Problem statement: Carry none of the pictures over; set down the material below exactly.

-- BEGIN --

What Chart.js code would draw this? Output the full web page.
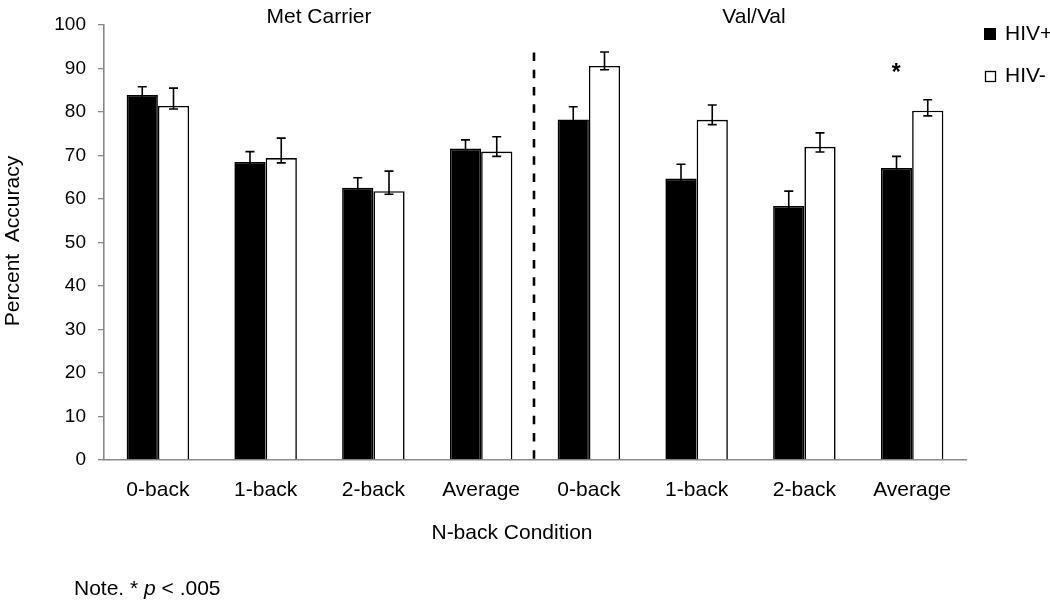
<!DOCTYPE html>
<html>
<head>
<meta charset="utf-8">
<script src="https://cdn.jsdelivr.net/npm/chart.js@4"></script>
<style>
  html, body { margin: 0; padding: 0; background: #fff; }
  #wrap { width: 1050px; height: 600px; position: relative; }
</style>
</head>
<body>
<div id="wrap"><canvas id="barChart" width="1050" height="600"></canvas></div>
<script>
// categories: first four = Met Carrier, last four = Val/Val
var categories = ['0-back', '1-back', '2-back', 'Average', '0-back', '1-back', '2-back', 'Average'];
var groupTitles = ['Met Carrier', 'Val/Val'];
var hivPos = [83.9, 68.5, 62.6, 71.6, 78.3, 64.7, 58.4, 67.1];
var hivNeg = [81.4, 69.4, 61.8, 70.9, 90.6, 78.2, 72.0, 80.3];
var hivPosErr = [1.9, 2.4, 2.3, 2.0, 2.9, 3.3, 3.4, 2.7];
var hivNegErrUp = [4.1, 4.6, 4.6, 3.4, 3.2, 3.4, 3.2, 2.5];
var hivNegErrDown = [0.7, 1.1, 0.7, 1.1, 0.9, 1.1, 1.2, 1.2];
var yTicks = [0, 10, 20, 30, 40, 50, 60, 70, 80, 90, 100];
var significant = [7]; // index of category marked with *

var FONT = '"Liberation Sans", Arial, sans-serif';

// error bars, divider, titles, legend and note
var extras = {
    id: 'extras',
    afterDatasetsDraw: function (chart) {
        var ctx = chart.ctx;
        var y = chart.scales.y;
        var x = chart.scales.x;
        var area = chart.chartArea;

        ctx.save();
        ctx.strokeStyle = '#000';
        ctx.lineWidth = 1.6;
        function errBar(cx, top, bottom) {
            ctx.beginPath();
            ctx.moveTo(cx, top); ctx.lineTo(cx, bottom);
            ctx.moveTo(cx - 4.5, top); ctx.lineTo(cx + 4.5, top);
            ctx.moveTo(cx - 4.5, bottom); ctx.lineTo(cx + 4.5, bottom);
            ctx.stroke();
        }
        chart.getDatasetMeta(0).data.forEach(function (bar, i) {
            errBar(bar.x, y.getPixelForValue(hivPos[i] + hivPosErr[i]), y.getPixelForValue(hivPos[i] - hivPosErr[i]));
        });
        chart.getDatasetMeta(1).data.forEach(function (bar, i) {
            errBar(bar.x, y.getPixelForValue(hivNeg[i] + hivNegErrUp[i]), y.getPixelForValue(hivNeg[i] - hivNegErrDown[i]));
        });

        // dashed divider between the two groups
        var divX = (x.getPixelForValue(3) + x.getPixelForValue(4)) / 2 - 1;
        ctx.lineWidth = 2.6;
        ctx.setLineDash([8.5, 8.8]);
        ctx.beginPath();
        ctx.moveTo(divX, y.getPixelForValue(93.7));
        ctx.lineTo(divX, area.bottom);
        ctx.stroke();
        ctx.setLineDash([]);

        // group titles
        ctx.fillStyle = '#000';
        ctx.font = '21px ' + FONT;
        ctx.textAlign = 'center';
        ctx.textBaseline = 'middle';
        ctx.fillText(groupTitles[0], 319, 17);
        ctx.fillText(groupTitles[1], 754, 17);

        // significance marks
        ctx.font = 'bold 23px ' + FONT;
        significant.forEach(function (i) {
            ctx.fillText('*', x.getPixelForValue(i) - 16, 74);
        });

        // legend
        ctx.font = '21px ' + FONT;
        ctx.textAlign = 'left';
        ctx.fillRect(984, 28, 12, 12);
        ctx.fillText('HIV+', 1005, 34);
        ctx.lineWidth = 1.3;
        ctx.strokeRect(985.5, 71.5, 10, 10);
        ctx.fillText('HIV-', 1005, 76);

        // y title
        ctx.save();
        ctx.translate(13, 241);
        ctx.rotate(-Math.PI / 2);
        ctx.textAlign = 'center';
        ctx.fillText('Percent  Accuracy', 0, 0);
        ctx.restore();

        // x title
        ctx.textAlign = 'center';
        ctx.fillText('N-back Condition', 512, 533);

        // note
        ctx.textAlign = 'left';
        var nx = 74, ny = 589;
        ctx.fillText('Note. * ', nx, ny);
        nx += ctx.measureText('Note. * ').width;
        ctx.font = 'italic 21px ' + FONT;
        ctx.fillText('p', nx, ny);
        nx += ctx.measureText('p').width;
        ctx.font = '21px ' + FONT;
        ctx.fillText(' < .005', nx, ny);
        ctx.restore();
    }
};

var barChart = new Chart(document.getElementById('barChart').getContext('2d'), {
    type: 'bar',
    data: {
        labels: categories,
        datasets: [{
            label: 'HIV+',
            data: hivPos,
            backgroundColor: '#000',
            borderColor: '#000',
            borderWidth: 1.6
        },
        {
            label: 'HIV-',
            data: hivNeg,
            backgroundColor: '#fff',
            borderColor: '#000',
            borderWidth: 1.6
        }]
    },
    options: {
        responsive: false,
        animation: false,
        events: [],
        layout: { padding: { top: 25, right: 84, left: 0, bottom: 0 } },
        datasets: { bar: { categoryPercentage: 0.58, barPercentage: 1.0 } },
        plugins: { legend: { display: false }, tooltip: { enabled: false } },
        scales: {
            x: {
                grid: { display: false, drawTicks: false },
                border: { color: '#898989', width: 1.6 },
                ticks: { color: '#000', font: { family: FONT, size: 21 }, padding: 18, maxRotation: 0 },
                afterFit: function (s) { s.height = 140; }
            },
            y: {
                min: 0,
                max: 100,
                afterBuildTicks: function (s) { s.ticks = yTicks.map(function (v) { return { value: v }; }); },
                grid: { drawOnChartArea: false, drawTicks: true, tickLength: 6, color: '#898989', lineWidth: 1.3 },
                border: { color: '#898989', width: 1.6 },
                ticks: { color: '#000', font: { family: FONT, size: 19 }, padding: 12 },
                afterFit: function (s) { s.width = 104; }
            }
        }
    },
    plugins: [extras]
});
</script>
</body>
</html>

-- END --

Exercise output:
What Chart.js code would draw this? Output the full web page.
<!DOCTYPE html>
<html>
<head>
<meta charset="utf-8">
<script src="https://cdn.jsdelivr.net/npm/chart.js@4"></script>
<style>
  html, body { margin: 0; padding: 0; background: #fff; }
  #wrap { width: 1050px; height: 600px; position: relative; }
</style>
</head>
<body>
<div id="wrap"><canvas id="barChart" width="1050" height="600"></canvas></div>
<script>
// categories: first four = Met Carrier, last four = Val/Val
var categories = ['0-back', '1-back', '2-back', 'Average', '0-back', '1-back', '2-back', 'Average'];
var groupTitles = ['Met Carrier', 'Val/Val'];
var hivPos = [83.9, 68.5, 62.6, 71.6, 78.3, 64.7, 58.4, 67.1];
var hivNeg = [81.4, 69.4, 61.8, 70.9, 90.6, 78.2, 72.0, 80.3];
var hivPosErr = [1.9, 2.4, 2.3, 2.0, 2.9, 3.3, 3.4, 2.7];
var hivNegErrUp = [4.1, 4.6, 4.6, 3.4, 3.2, 3.4, 3.2, 2.5];
var hivNegErrDown = [0.7, 1.1, 0.7, 1.1, 0.9, 1.1, 1.2, 1.2];
var yTicks = [0, 10, 20, 30, 40, 50, 60, 70, 80, 90, 100];
var significant = [7]; // index of category marked with *

var FONT = '"Liberation Sans", Arial, sans-serif';

// error bars, divider, titles, legend and note
var extras = {
    id: 'extras',
    afterDatasetsDraw: function (chart) {
        var ctx = chart.ctx;
        var y = chart.scales.y;
        var x = chart.scales.x;
        var area = chart.chartArea;

        ctx.save();
        ctx.strokeStyle = '#000';
        ctx.lineWidth = 1.6;
        function errBar(cx, top, bottom) {
            ctx.beginPath();
            ctx.moveTo(cx, top); ctx.lineTo(cx, bottom);
            ctx.moveTo(cx - 4.5, top); ctx.lineTo(cx + 4.5, top);
            ctx.moveTo(cx - 4.5, bottom); ctx.lineTo(cx + 4.5, bottom);
            ctx.stroke();
        }
        chart.getDatasetMeta(0).data.forEach(function (bar, i) {
            errBar(bar.x, y.getPixelForValue(hivPos[i] + hivPosErr[i]), y.getPixelForValue(hivPos[i] - hivPosErr[i]));
        });
        chart.getDatasetMeta(1).data.forEach(function (bar, i) {
            errBar(bar.x, y.getPixelForValue(hivNeg[i] + hivNegErrUp[i]), y.getPixelForValue(hivNeg[i] - hivNegErrDown[i]));
        });

        // dashed divider between the two groups
        var divX = (x.getPixelForValue(3) + x.getPixelForValue(4)) / 2 - 1;
        ctx.lineWidth = 2.6;
        ctx.setLineDash([8.5, 8.8]);
        ctx.beginPath();
        ctx.moveTo(divX, y.getPixelForValue(93.7));
        ctx.lineTo(divX, area.bottom);
        ctx.stroke();
        ctx.setLineDash([]);

        // group titles
        ctx.fillStyle = '#000';
        ctx.font = '21px ' + FONT;
        ctx.textAlign = 'center';
        ctx.textBaseline = 'middle';
        ctx.fillText(groupTitles[0], 319, 17);
        ctx.fillText(groupTitles[1], 754, 17);

        // significance marks
        ctx.font = 'bold 23px ' + FONT;
        significant.forEach(function (i) {
            ctx.fillText('*', x.getPixelForValue(i) - 16, 74);
        });

        // legend
        ctx.font = '21px ' + FONT;
        ctx.textAlign = 'left';
        ctx.fillRect(984, 28, 12, 12);
        ctx.fillText('HIV+', 1005, 34);
        ctx.lineWidth = 1.3;
        ctx.strokeRect(985.5, 71.5, 10, 10);
        ctx.fillText('HIV-', 1005, 76);

        // y title
        ctx.save();
        ctx.translate(13, 241);
        ctx.rotate(-Math.PI / 2);
        ctx.textAlign = 'center';
        ctx.fillText('Percent  Accuracy', 0, 0);
        ctx.restore();

        // x title
        ctx.textAlign = 'center';
        ctx.fillText('N-back Condition', 512, 533);

        // note
        ctx.textAlign = 'left';
        var nx = 74, ny = 589;
        ctx.fillText('Note. * ', nx, ny);
        nx += ctx.measureText('Note. * ').width;
        ctx.font = 'italic 21px ' + FONT;
        ctx.fillText('p', nx, ny);
        nx += ctx.measureText('p').width;
        ctx.font = '21px ' + FONT;
        ctx.fillText(' < .005', nx, ny);
        ctx.restore();
    }
};

var barChart = new Chart(document.getElementById('barChart').getContext('2d'), {
    type: 'bar',
    data: {
        labels: categories,
        datasets: [{
            label: 'HIV+',
            data: hivPos,
            backgroundColor: '#000',
            borderColor: '#000',
            borderWidth: 1.6
        },
        {
            label: 'HIV-',
            data: hivNeg,
            backgroundColor: '#fff',
            borderColor: '#000',
            borderWidth: 1.6
        }]
    },
    options: {
        responsive: false,
        animation: false,
        events: [],
        layout: { padding: { top: 25, right: 84, left: 0, bottom: 0 } },
        datasets: { bar: { categoryPercentage: 0.58, barPercentage: 1.0 } },
        plugins: { legend: { display: false }, tooltip: { enabled: false } },
        scales: {
            x: {
                grid: { display: false, drawTicks: false },
                border: { color: '#898989', width: 1.6 },
                ticks: { color: '#000', font: { family: FONT, size: 21 }, padding: 18, maxRotation: 0 },
                afterFit: function (s) { s.height = 140; }
            },
            y: {
                min: 0,
                max: 100,
                afterBuildTicks: function (s) { s.ticks = yTicks.map(function (v) { return { value: v }; }); },
                grid: { drawOnChartArea: false, drawTicks: true, tickLength: 6, color: '#898989', lineWidth: 1.3 },
                border: { color: '#898989', width: 1.6 },
                ticks: { color: '#000', font: { family: FONT, size: 19 }, padding: 12 },
                afterFit: function (s) { s.width = 104; }
            }
        }
    },
    plugins: [extras]
});
</script>
</body>
</html>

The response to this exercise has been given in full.